* Begin *

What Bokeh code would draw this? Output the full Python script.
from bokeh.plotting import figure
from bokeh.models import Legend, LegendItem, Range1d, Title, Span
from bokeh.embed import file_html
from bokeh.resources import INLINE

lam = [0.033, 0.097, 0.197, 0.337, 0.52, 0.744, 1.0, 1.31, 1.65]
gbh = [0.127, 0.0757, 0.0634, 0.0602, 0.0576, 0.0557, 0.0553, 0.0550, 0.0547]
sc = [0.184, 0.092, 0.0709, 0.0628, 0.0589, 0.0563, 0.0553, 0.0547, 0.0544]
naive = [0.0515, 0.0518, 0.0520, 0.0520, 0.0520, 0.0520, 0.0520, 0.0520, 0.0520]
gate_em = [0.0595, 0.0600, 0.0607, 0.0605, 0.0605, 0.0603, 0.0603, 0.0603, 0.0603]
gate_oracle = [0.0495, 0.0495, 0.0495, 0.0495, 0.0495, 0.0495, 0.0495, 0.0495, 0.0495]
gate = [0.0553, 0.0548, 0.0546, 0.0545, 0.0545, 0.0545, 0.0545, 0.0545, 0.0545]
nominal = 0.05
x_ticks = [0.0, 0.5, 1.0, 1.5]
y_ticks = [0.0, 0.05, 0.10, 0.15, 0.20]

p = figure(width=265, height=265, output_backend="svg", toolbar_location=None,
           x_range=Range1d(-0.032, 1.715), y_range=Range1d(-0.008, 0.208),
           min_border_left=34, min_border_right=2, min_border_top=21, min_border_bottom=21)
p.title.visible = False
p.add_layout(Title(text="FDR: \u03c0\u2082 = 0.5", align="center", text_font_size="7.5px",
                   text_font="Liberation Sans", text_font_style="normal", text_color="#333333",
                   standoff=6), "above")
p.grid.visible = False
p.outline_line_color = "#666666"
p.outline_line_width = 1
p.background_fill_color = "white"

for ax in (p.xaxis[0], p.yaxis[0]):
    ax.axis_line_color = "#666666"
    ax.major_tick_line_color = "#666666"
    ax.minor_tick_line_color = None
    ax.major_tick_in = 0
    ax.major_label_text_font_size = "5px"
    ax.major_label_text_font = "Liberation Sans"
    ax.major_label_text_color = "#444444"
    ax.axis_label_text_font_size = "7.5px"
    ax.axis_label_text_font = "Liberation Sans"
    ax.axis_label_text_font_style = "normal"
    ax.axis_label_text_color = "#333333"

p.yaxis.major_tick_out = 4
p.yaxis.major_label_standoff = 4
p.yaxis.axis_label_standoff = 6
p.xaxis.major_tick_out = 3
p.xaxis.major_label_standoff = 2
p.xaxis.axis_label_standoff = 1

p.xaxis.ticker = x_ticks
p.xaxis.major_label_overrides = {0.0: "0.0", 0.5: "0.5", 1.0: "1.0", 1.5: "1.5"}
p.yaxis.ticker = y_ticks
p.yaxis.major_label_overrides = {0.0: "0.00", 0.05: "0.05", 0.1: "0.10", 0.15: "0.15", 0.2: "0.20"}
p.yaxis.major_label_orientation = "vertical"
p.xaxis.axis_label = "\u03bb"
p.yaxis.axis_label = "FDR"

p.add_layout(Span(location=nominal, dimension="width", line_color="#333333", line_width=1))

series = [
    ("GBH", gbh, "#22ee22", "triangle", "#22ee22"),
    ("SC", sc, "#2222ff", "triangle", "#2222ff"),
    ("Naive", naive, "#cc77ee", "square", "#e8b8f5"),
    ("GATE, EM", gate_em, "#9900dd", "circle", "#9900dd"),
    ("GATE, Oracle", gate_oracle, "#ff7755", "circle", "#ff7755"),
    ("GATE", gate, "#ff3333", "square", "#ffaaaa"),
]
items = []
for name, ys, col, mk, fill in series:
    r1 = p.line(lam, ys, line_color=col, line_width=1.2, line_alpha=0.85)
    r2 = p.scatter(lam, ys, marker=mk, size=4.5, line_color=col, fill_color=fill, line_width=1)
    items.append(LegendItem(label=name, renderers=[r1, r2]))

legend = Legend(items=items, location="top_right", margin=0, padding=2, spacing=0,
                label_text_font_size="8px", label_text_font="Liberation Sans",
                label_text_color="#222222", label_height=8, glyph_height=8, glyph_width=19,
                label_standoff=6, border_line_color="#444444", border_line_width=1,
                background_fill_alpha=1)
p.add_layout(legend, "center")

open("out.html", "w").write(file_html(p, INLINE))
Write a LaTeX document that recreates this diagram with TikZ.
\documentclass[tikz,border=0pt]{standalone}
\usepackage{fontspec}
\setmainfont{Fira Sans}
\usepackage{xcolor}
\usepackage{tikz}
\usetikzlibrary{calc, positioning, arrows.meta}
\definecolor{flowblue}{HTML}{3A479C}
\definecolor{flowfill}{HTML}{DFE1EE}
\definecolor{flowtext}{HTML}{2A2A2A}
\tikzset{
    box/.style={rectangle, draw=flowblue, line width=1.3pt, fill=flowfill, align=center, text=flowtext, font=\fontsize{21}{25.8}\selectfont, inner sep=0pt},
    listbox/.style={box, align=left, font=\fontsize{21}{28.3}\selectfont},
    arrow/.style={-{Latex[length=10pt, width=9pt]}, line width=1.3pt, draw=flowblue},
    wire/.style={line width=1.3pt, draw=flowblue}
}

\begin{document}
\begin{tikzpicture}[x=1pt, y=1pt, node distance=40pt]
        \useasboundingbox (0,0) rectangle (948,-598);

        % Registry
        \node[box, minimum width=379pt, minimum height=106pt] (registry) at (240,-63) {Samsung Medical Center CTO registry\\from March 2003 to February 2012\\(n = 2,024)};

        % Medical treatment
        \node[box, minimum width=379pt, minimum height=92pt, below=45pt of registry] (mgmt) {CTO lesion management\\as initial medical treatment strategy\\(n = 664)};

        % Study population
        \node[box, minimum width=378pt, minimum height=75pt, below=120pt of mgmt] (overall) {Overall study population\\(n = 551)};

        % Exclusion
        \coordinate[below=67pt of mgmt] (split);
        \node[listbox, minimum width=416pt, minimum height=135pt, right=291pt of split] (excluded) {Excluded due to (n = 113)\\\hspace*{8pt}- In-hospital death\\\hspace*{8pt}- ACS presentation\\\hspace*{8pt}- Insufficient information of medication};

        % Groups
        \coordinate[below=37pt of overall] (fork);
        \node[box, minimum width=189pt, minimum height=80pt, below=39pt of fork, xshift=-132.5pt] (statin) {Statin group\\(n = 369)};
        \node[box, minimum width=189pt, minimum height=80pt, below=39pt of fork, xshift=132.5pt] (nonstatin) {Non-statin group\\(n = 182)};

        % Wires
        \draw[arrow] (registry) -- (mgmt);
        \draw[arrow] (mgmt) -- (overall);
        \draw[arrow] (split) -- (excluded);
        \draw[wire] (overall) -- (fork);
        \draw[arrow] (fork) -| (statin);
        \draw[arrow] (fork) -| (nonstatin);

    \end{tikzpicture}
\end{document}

* End *

Description of the task
Extract the listing in its entirety and repeat it exactly.

Answer in full
What Bokeh code would draw this? Output the full Python script.
from bokeh.plotting import figure
from bokeh.models import Legend, LegendItem, Range1d, Title, Span
from bokeh.embed import file_html
from bokeh.resources import INLINE

lam = [0.033, 0.097, 0.197, 0.337, 0.52, 0.744, 1.0, 1.31, 1.65]
gbh = [0.127, 0.0757, 0.0634, 0.0602, 0.0576, 0.0557, 0.0553, 0.0550, 0.0547]
sc = [0.184, 0.092, 0.0709, 0.0628, 0.0589, 0.0563, 0.0553, 0.0547, 0.0544]
naive = [0.0515, 0.0518, 0.0520, 0.0520, 0.0520, 0.0520, 0.0520, 0.0520, 0.0520]
gate_em = [0.0595, 0.0600, 0.0607, 0.0605, 0.0605, 0.0603, 0.0603, 0.0603, 0.0603]
gate_oracle = [0.0495, 0.0495, 0.0495, 0.0495, 0.0495, 0.0495, 0.0495, 0.0495, 0.0495]
gate = [0.0553, 0.0548, 0.0546, 0.0545, 0.0545, 0.0545, 0.0545, 0.0545, 0.0545]
nominal = 0.05
x_ticks = [0.0, 0.5, 1.0, 1.5]
y_ticks = [0.0, 0.05, 0.10, 0.15, 0.20]

p = figure(width=265, height=265, output_backend="svg", toolbar_location=None,
           x_range=Range1d(-0.032, 1.715), y_range=Range1d(-0.008, 0.208),
           min_border_left=34, min_border_right=2, min_border_top=21, min_border_bottom=21)
p.title.visible = False
p.add_layout(Title(text="FDR: \u03c0\u2082 = 0.5", align="center", text_font_size="7.5px",
                   text_font="Liberation Sans", text_font_style="normal", text_color="#333333",
                   standoff=6), "above")
p.grid.visible = False
p.outline_line_color = "#666666"
p.outline_line_width = 1
p.background_fill_color = "white"

for ax in (p.xaxis[0], p.yaxis[0]):
    ax.axis_line_color = "#666666"
    ax.major_tick_line_color = "#666666"
    ax.minor_tick_line_color = None
    ax.major_tick_in = 0
    ax.major_label_text_font_size = "5px"
    ax.major_label_text_font = "Liberation Sans"
    ax.major_label_text_color = "#444444"
    ax.axis_label_text_font_size = "7.5px"
    ax.axis_label_text_font = "Liberation Sans"
    ax.axis_label_text_font_style = "normal"
    ax.axis_label_text_color = "#333333"

p.yaxis.major_tick_out = 4
p.yaxis.major_label_standoff = 4
p.yaxis.axis_label_standoff = 6
p.xaxis.major_tick_out = 3
p.xaxis.major_label_standoff = 2
p.xaxis.axis_label_standoff = 1

p.xaxis.ticker = x_ticks
p.xaxis.major_label_overrides = {0.0: "0.0", 0.5: "0.5", 1.0: "1.0", 1.5: "1.5"}
p.yaxis.ticker = y_ticks
p.yaxis.major_label_overrides = {0.0: "0.00", 0.05: "0.05", 0.1: "0.10", 0.15: "0.15", 0.2: "0.20"}
p.yaxis.major_label_orientation = "vertical"
p.xaxis.axis_label = "\u03bb"
p.yaxis.axis_label = "FDR"

p.add_layout(Span(location=nominal, dimension="width", line_color="#333333", line_width=1))

series = [
    ("GBH", gbh, "#22ee22", "triangle", "#22ee22"),
    ("SC", sc, "#2222ff", "triangle", "#2222ff"),
    ("Naive", naive, "#cc77ee", "square", "#e8b8f5"),
    ("GATE, EM", gate_em, "#9900dd", "circle", "#9900dd"),
    ("GATE, Oracle", gate_oracle, "#ff7755", "circle", "#ff7755"),
    ("GATE", gate, "#ff3333", "square", "#ffaaaa"),
]
items = []
for name, ys, col, mk, fill in series:
    r1 = p.line(lam, ys, line_color=col, line_width=1.2, line_alpha=0.85)
    r2 = p.scatter(lam, ys, marker=mk, size=4.5, line_color=col, fill_color=fill, line_width=1)
    items.append(LegendItem(label=name, renderers=[r1, r2]))

legend = Legend(items=items, location="top_right", margin=0, padding=2, spacing=0,
                label_text_font_size="8px", label_text_font="Liberation Sans",
                label_text_color="#222222", label_height=8, glyph_height=8, glyph_width=19,
                label_standoff=6, border_line_color="#444444", border_line_width=1,
                background_fill_alpha=1)
p.add_layout(legend, "center")

open("out.html", "w").write(file_html(p, INLINE))
Write a LaTeX document that recreates this diagram with TikZ.
\documentclass[tikz,border=0pt]{standalone}
\usepackage{fontspec}
\setmainfont{Fira Sans}
\usepackage{xcolor}
\usepackage{tikz}
\usetikzlibrary{calc, positioning, arrows.meta}
\definecolor{flowblue}{HTML}{3A479C}
\definecolor{flowfill}{HTML}{DFE1EE}
\definecolor{flowtext}{HTML}{2A2A2A}
\tikzset{
    box/.style={rectangle, draw=flowblue, line width=1.3pt, fill=flowfill, align=center, text=flowtext, font=\fontsize{21}{25.8}\selectfont, inner sep=0pt},
    listbox/.style={box, align=left, font=\fontsize{21}{28.3}\selectfont},
    arrow/.style={-{Latex[length=10pt, width=9pt]}, line width=1.3pt, draw=flowblue},
    wire/.style={line width=1.3pt, draw=flowblue}
}

\begin{document}
\begin{tikzpicture}[x=1pt, y=1pt, node distance=40pt]
        \useasboundingbox (0,0) rectangle (948,-598);

        % Registry
        \node[box, minimum width=379pt, minimum height=106pt] (registry) at (240,-63) {Samsung Medical Center CTO registry\\from March 2003 to February 2012\\(n = 2,024)};

        % Medical treatment
        \node[box, minimum width=379pt, minimum height=92pt, below=45pt of registry] (mgmt) {CTO lesion management\\as initial medical treatment strategy\\(n = 664)};

        % Study population
        \node[box, minimum width=378pt, minimum height=75pt, below=120pt of mgmt] (overall) {Overall study population\\(n = 551)};

        % Exclusion
        \coordinate[below=67pt of mgmt] (split);
        \node[listbox, minimum width=416pt, minimum height=135pt, right=291pt of split] (excluded) {Excluded due to (n = 113)\\\hspace*{8pt}- In-hospital death\\\hspace*{8pt}- ACS presentation\\\hspace*{8pt}- Insufficient information of medication};

        % Groups
        \coordinate[below=37pt of overall] (fork);
        \node[box, minimum width=189pt, minimum height=80pt, below=39pt of fork, xshift=-132.5pt] (statin) {Statin group\\(n = 369)};
        \node[box, minimum width=189pt, minimum height=80pt, below=39pt of fork, xshift=132.5pt] (nonstatin) {Non-statin group\\(n = 182)};

        % Wires
        \draw[arrow] (registry) -- (mgmt);
        \draw[arrow] (mgmt) -- (overall);
        \draw[arrow] (split) -- (excluded);
        \draw[wire] (overall) -- (fork);
        \draw[arrow] (fork) -| (statin);
        \draw[arrow] (fork) -| (nonstatin);

    \end{tikzpicture}
\end{document}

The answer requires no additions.